On Wednesday, the company reported Q4 earnings and 208% of year-over-year growth, 85% of which came from annual recurring revenue from product innovation, partnerships and direct integrations with large shippers. After launching new digital transportation modes by the end of 2020, in LTL, rail and partial, shippers are quickly adopting those as well.
In the wake of a volatile year in which capacity was king, that growth reveals that shippers are more eager for digitization and bringing more freight sourcing back in-house, which enhances visibility into costs, truck locations, delivery times and sustainability initiatives. Loadsmart Link can integrate with leading ELD platforms and provide load status and tracking notifications inside the TMS.

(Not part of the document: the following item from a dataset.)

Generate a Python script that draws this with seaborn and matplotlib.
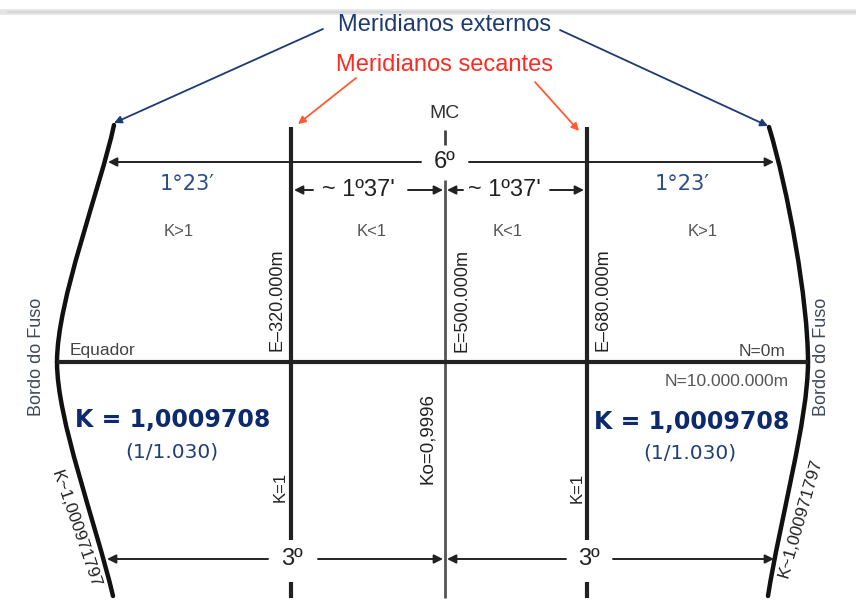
import matplotlib
matplotlib.use("Agg")
import matplotlib.pyplot as plt
from matplotlib.path import Path
from matplotlib.patches import PathPatch
import pandas as pd
import seaborn as sns

# --- texts and values of the UTM zone sketch ---
TITLE_EXT = "Meridianos externos"
TITLE_SEC = "Meridianos secantes"
CENTRAL = "MC"
ZONE_WIDTH = "6º"
HALF_WIDTH = "3º"
SECANT_OFFSET = "~ 1º37'"
OUTER_OFFSET = "1°23′"
ZONE_K = ["K>1", "K<1", "K<1", "K>1"]
EASTINGS = ["E–320.000m", "E=500.000m", "E–680.000m"]
K_SECANT = "K=1"
K_CENTRAL = "Ko=0,9996"
K_EDGE = "K = 1,0009708"
K_EDGE_RATIO = "(1/1.030)"
K_EDGE_EXACT = "K~1,000971797"
NORTHINGS = ["N=0m", "N=10.000.000m"]
EQUATOR = "Equador"
EDGE = "Bordo do Fuso"

# --- layout (pixel space of the sketch) ---
W, H = 856, 614
X_SEC = [291, 587]
X_MC = 445
Y_EQ = 362
Y_TOP, Y_BOT = 127, 598
Y_6, Y_137, Y_3 = 162, 190, 559
ZONE_KX = [179, 372, 508, 703]

NAVY = "#1d3a72"
RED = "#ff2a22"
ORANGE = "#ff5a32"
DARK = "#222222"
GREY = "#444444"

sns.set_theme(style="white")
plt.rcParams['font.family'] = ['Liberation Sans', 'DejaVu Sans']

fig = plt.figure(figsize=(W / 100, H / 100), dpi=100)
ax = fig.add_axes([0, 0, 1, 1])
ax.set_xlim(0, W)
ax.set_ylim(H, 0)
ax.axis('off')

# faint band at the top of the slide
ax.plot([0, W], [12, 12], color="#e4e4e4", lw=4, solid_capstyle='butt')
ax.plot([8, W], [12, 12], color="#d2d2d2", lw=1.2)


def seg(xs, ys, color=DARK, lw=3.0):
    df = pd.DataFrame({"x": xs, "y": ys})
    sns.lineplot(data=df, x="x", y="y", sort=False, estimator=None,
                 color=color, lw=lw, ax=ax, solid_capstyle='butt')


def arrow(start, tip, color=DARK, lw=1.4, ms=13):
    ax.annotate("", xy=tip, xytext=start,
                arrowprops=dict(arrowstyle="-|>", color=color, lw=lw,
                                mutation_scale=ms, shrinkA=0, shrinkB=0))


# secant meridians (broken at the 3º label) and central meridian
for x in X_SEC:
    seg([x, x], [Y_TOP, 540])
    seg([x, x], [582, Y_BOT])
seg([X_MC, X_MC], [130, 145], color=GREY, lw=2)
seg([X_MC, X_MC], [180, Y_BOT], color="#555555", lw=2)

# equator
seg([57, 808], [Y_EQ, Y_EQ])

# zone edges (curved meridians)
edges = [
    [(114, 125), (100, 190), (57, 300), (57, Y_EQ)],
    [(57, Y_EQ), (57, 420), (95, 520), (113, 596)],
    [(769, 127), (788, 190), (808, 300), (808, Y_EQ)],
    [(808, Y_EQ), (808, 420), (780, 520), (768, 596)],
]
for pts in edges:
    p = Path(pts, [Path.MOVETO, Path.CURVE4, Path.CURVE4, Path.CURVE4])
    ax.add_patch(PathPatch(p, fill=False, lw=3.2, edgecolor="#111111",
                           capstyle='round'))

# pointers from the titles
arrow((323, 29), (114, 123), color=NAVY, lw=1.3, ms=11)
arrow((560, 30), (768, 126), color=NAVY, lw=1.3, ms=11)
arrow((356, 78), (298, 124), color=ORANGE, lw=1.3, ms=11)
arrow((535, 82), (579, 131), color=ORANGE, lw=1.3, ms=11)

# dimension lines
arrow((421, Y_6), (108, Y_6))
arrow((469, Y_6), (774, Y_6))
arrow((313, Y_137), (294, Y_137))
arrow((408, Y_137), (443, Y_137))
arrow((463, Y_137), (447, Y_137))
arrow((550, Y_137), (584, Y_137))
arrow((268, Y_3), (107, Y_3))
arrow((318, Y_3), (443, Y_3))
arrow((566, Y_3), (447, Y_3))
arrow((613, Y_3), (774, Y_3))

# titles
ax.text(X_MC, 25, TITLE_EXT, color=NAVY, fontsize=17, ha='center', va='center')
ax.text(X_MC, 65, TITLE_SEC, color=RED, fontsize=17, ha='center', va='center')
ax.text(X_MC, 114, CENTRAL, color="#333333", fontsize=14, ha='center', va='center')

# dimension labels
ax.text(X_MC, Y_6, ZONE_WIDTH, color=DARK, fontsize=17, ha='center', va='center')
ax.text(358, Y_137, SECANT_OFFSET, color=DARK, fontsize=17, ha='center', va='center')
ax.text(504, Y_137, SECANT_OFFSET, color=DARK, fontsize=17, ha='center', va='center')
ax.text(292, Y_3, HALF_WIDTH, color=DARK, fontsize=17, ha='center', va='center')
ax.text(589, Y_3, HALF_WIDTH, color=DARK, fontsize=17, ha='center', va='center')
for x in [187, 682]:
    ax.text(x, 184, OUTER_OFFSET, color="#2b4c8c", fontsize=15, ha='center',
            va='center', family=['DejaVu Sans'])

# scale factor zones
for x, lab in zip(ZONE_KX, ZONE_K):
    ax.text(x, 231, lab, color="#555555", fontsize=12, ha='center', va='center')

# eastings
for x, lab in zip([277, 462, 603], EASTINGS):
    ax.text(x, 300, lab, color=DARK, fontsize=13, rotation=90,
            ha='center', va='center')

ax.text(70, 351, EQUATOR, color=GREY, fontsize=12.5, ha='left', va='center')
ax.text(786, 351, NORTHINGS[0], color=GREY, fontsize=12.5, ha='right', va='center')
ax.text(789, 381, NORTHINGS[1], color="#555555", fontsize=12.5, ha='right', va='center')

for x in [37, 822]:
    ax.text(x, 357, EDGE, color="#3d4a58", fontsize=13, rotation=90,
            ha='center', va='center')

# edge scale factor
for x, y in [(173, 420), (692, 422)]:
    ax.text(x, y, K_EDGE, color="#0c2a6c", fontsize=17, fontweight='bold',
            ha='center', va='center', family=['DejaVu Sans'])
for x, y in [(172, 452), (690, 453)]:
    ax.text(x, y, K_EDGE_RATIO, color="#1f3f7a", fontsize=14.5,
            ha='center', va='center', family=['DejaVu Sans'])

for x, y in [(280, 487), (577, 488)]:
    ax.text(x, y, K_SECANT, color=DARK, fontsize=12, rotation=90,
            ha='center', va='center')
ax.text(428, 439, K_CENTRAL, color=DARK, fontsize=13.5, rotation=90,
        ha='center', va='center')

ax.text(76, 529, K_EDGE_EXACT, color=DARK, fontsize=12.5, rotation=-71,
        ha='center', va='center', rotation_mode='anchor')
ax.text(800, 518, K_EDGE_EXACT, color=DARK, fontsize=12.5, rotation=74,
        ha='center', va='center', rotation_mode='anchor')

fig.savefig("out.png", dpi=100, facecolor="white")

Those shippers who had the integration during 2020 came out ahead, since they could grab capacity with one click — an insurance policy for good times and bad. As prices drop, shippers can see the changes within their routing guide and can either use them for benchmarking or book the rates instantly — all without exercising another RFP.
Loadsmart is wiring up the supply to meet the demand with technology — the only strategy for shippers to gain real access to actual market condition pricing.